Environment and Society in the Ancient World

Dimitri Nakassis pointed me in the direction of the most recent issue of History Compass which features a series of article the environment and society in the Ancient World. These article are best read as short essays on the state of the field with distinctive takes on the scholarly conversation rather than groundbreaking works of original scholarship. Considering both the immense outpouring of recent work on the historical (and modern) environments and challenging body of technical tools and discussions necessary to understand this scholarship, this issue was a good idea and a nice place to start for anyone interested in the “environmental turn.”

The two essays that caught my eye were Catherine Kearns article titled “Mediterranean archaeology and environmental history in the spotlight of the Anthropocene.” The article offers a nice review of recent work on the Anthopocene, the long term history of Mediterranean environments, and, then, a case study  from Cyprus where Kearns has done important work using the survey data produced from the Vasilikos and Maroni valleys on Cyprus. She argues that environmental changes contributed to the reuse of certain features like check damns in the upper reaches of these river valleys between 800 and 300 BC. These dates coincide with a period during which carbon stable isotope analysis revealed an increase in water on the island. These sites also provided access to copper deposits which represented an important source of wealth for the island. At the same time, the increased availability of water during this same period, contributed to increased agricultural productivity on the island to support copper mining and the emergence of the (new?) Iron Age polities that would come to dominate Cypriot society until the Hellenistic period.
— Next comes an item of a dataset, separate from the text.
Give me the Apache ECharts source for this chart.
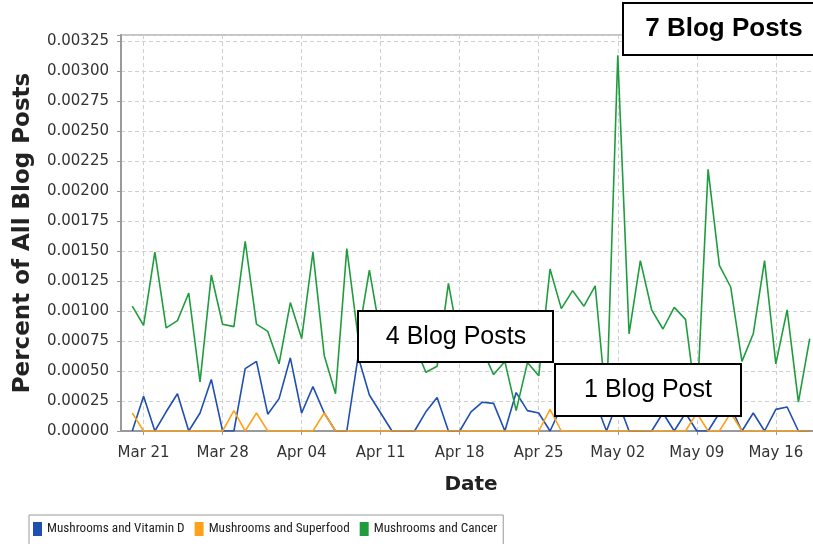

Michael Decker’s two-part article on the environment in Late Antiquity offers a useful contribution to understanding the role that climate change and the environment played in the Late Roman world. Late Antiquity, of course, is full of paradoxes. On the one hand, it would appear that the Late Antique world experienced persistent and perhaps even increased economic activity, trade, and prosperity from the 5th to the 8th century. On the other hand, this period also witnesses significant political instability and relatively rapid religious and social change over the Mediterranean basin. As Decker notes, the alarming character of the political collapse in Late Antiquity often supported colonialist readings of the pressures exerted on the empire’s margins. In this reading, for example, the rise of Islam, for example, represented a political and religious response to the increased aridity of the Near East, the economic decline of the Roman core related to the deforestation of North Africa, and the failure of the Roman state in the peripheral provinces of the West correlated to cooler and dryer temperatures. Decker demonstrates how many of these views, at least for the East, contributed to and fed upon Orientalist assumptions regarding the character of nomadic groups living around the periphery of the Roman Empire.

The second part of his article considers new data that is being brought to bear on climate change at the end of the ancient world. While Decker stops short of arguing how this data will go beyond correcting the environmentally deterministic views of the end of antiquity in the past and provide new ways of thinking about how longterm trends in climate change changed the ancient world. But, he makes clear that there is significant promise in the analysis of finer-grained data.

These articles are a useful introduction to the growing impact and future potential of climate science and environmental studies in the ancient world. As with so much of this work at present, it is more promising than compelling, but it clearly marks a significant path forward for future research.